Appendix: Posterior and Predictive Distributions for a Single Light

In this appendix, we verify the claim from Sect. 2 that finding the posterior and predictive distributions on color and location for a single light is straightforward, given that we know which observations were generated by that light. Let \(\left\{ (o, x) \right\} \) denote the set of light color-location detections that correspond to a light with unknown parameters (c, l). Color and location measurements are assumed to be independent given (c, l) and will be considered separately. We assume a known discrete prior distribution \(\pi \in \varDelta ^{(T-1)}\) on colors, reflecting their relative prevalence. Using the color noise model (Eq. 1), the posterior and predictive distributions on c are:

$$\begin{aligned} \mathbb {P}\left( c \,\big |\, \left\{ o \right\} \right) \propto \left[ \prod _o \phi ^c_o \right] \times \pi _c ; \quad \mathbb {P}\left( o' \,\big |\, \left\{ o \right\} \right)&= \sum _{c=1}^T \mathbb {P}\left( o' \big | c \right) \; \mathbb {P}\left( c \big | \left\{ o \right\} \right) \nonumber \\&= \sum _{c=1}^T \phi ^c_{o'} \; \mathbb {P}\left( c \,\big |\, \left\{ o \right\} \right) . \end{aligned}$$

(15)

We can use this to find the light’s probability of detection:

$$\begin{aligned} p_\text {D} \triangleq 1 - \mathbb {P}\left( o'=0 \,\big |\, \left\{ o \right\} \right) = 1 - \sum _{c=1}^T \phi ^{c}_0 \; \mathbb {P}\left( c \,\big |\, \left\{ o \right\} \right) . \end{aligned}$$

(16)

Unlike the constant false positive rate \(p_{\text {FP}}\), the detection (and false negative) rate is dependent on the light’s color posterior.

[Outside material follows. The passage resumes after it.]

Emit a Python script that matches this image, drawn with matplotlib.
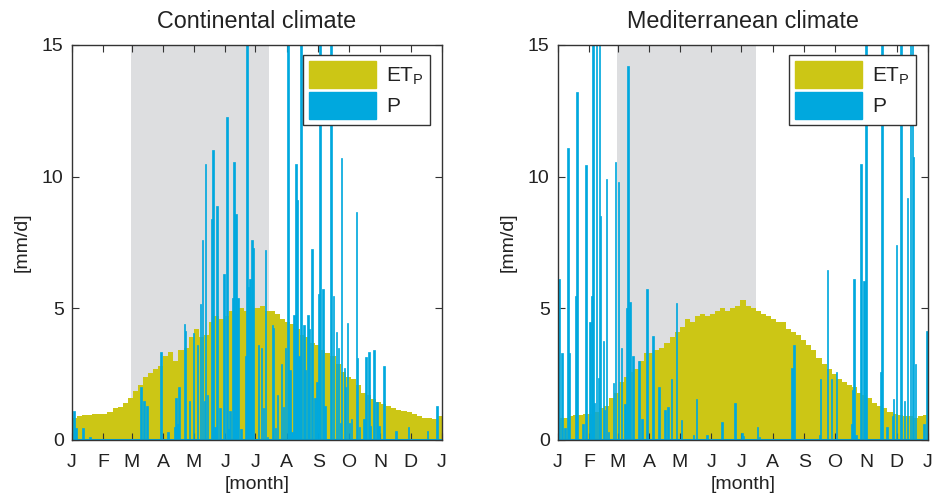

For location measurements, we emphasize that both the mean \(\mu \) and precision \(\tau = \frac{1}{\sigma ^2}\) of the Gaussian noise model is unknown. Modeling the variance as unknown allows us to attain a better representation of the location estimate’s empirical uncertainty, and not naïvely assume that repeated measurements give a known fixed reduction in uncertainty each time. We use a standard conjugate prior, the distribution \(\text {NormalGamma} (\mu , \tau ; \lambda , \nu , \alpha , \beta )\).⁴ It is well known (e.g., [5]) that after observing n observations with sample mean \(\hat{\mu }\) and sample variance \(\hat{s}^2\), the posterior is a normal-gamma distribution with parameters:

$$\begin{aligned} \lambda '&= \lambda + n ; \; \nu ' = \frac{\lambda }{\lambda +n} \nu + \frac{n}{\lambda +n} \hat{\mu } ; \; \alpha ' = \alpha + \frac{n}{2} ; \; \beta ' \nonumber \\&= \beta + \frac{1}{2} \left( n\hat{s}^2 + \frac{\lambda n}{\lambda +n} \left( \hat{\mu } - \nu \right) ^2 \right) . \end{aligned}$$

(17)

The upshot of using a conjugate prior for location measurements is that the marginal likelihood of location observations has a closed-form expression. The posterior predictive distribution for the next location observation \(x'\) is obtained by integrating out the latent parameters \(\mu , \tau \), and has the following expression:

$$\begin{aligned} \mathbb {P}\left( x' \,\big |\, \left\{ x \right\} \,;\, \lambda , \nu , \alpha , \beta \right)&= \int _{(\mu , \tau )} \mathbb {P}\left( x \,\big |\, \mu , \tau \right) \mathbb {P}\left( \mu , \tau \,\big |\, \left\{ x \right\} \, \right) \nonumber \\&= \frac{1}{\sqrt{2 \pi }} \frac{{\beta '}^{\alpha '}}{{\beta ^+}^{\alpha ^+}} \frac{\sqrt{\lambda '}}{\sqrt{\lambda ^+}} \frac{\varGamma (\alpha ^+)}{\varGamma (\alpha ')} , \end{aligned}$$

(18)

where the hyperparameters with ‘\('\)’ superscripts are updated according to Eq. 17 using the empirical statistics of \(\left\{ x \right\} \) only (excluding \(x'\)), and the ones with ‘\(+\)’ superscripts are likewise updated but including \(x'\). The ratio in Eq. 18 assesses the fit of \(x'\) with the existing observations \(\left\{ x \right\} \) associated with the light.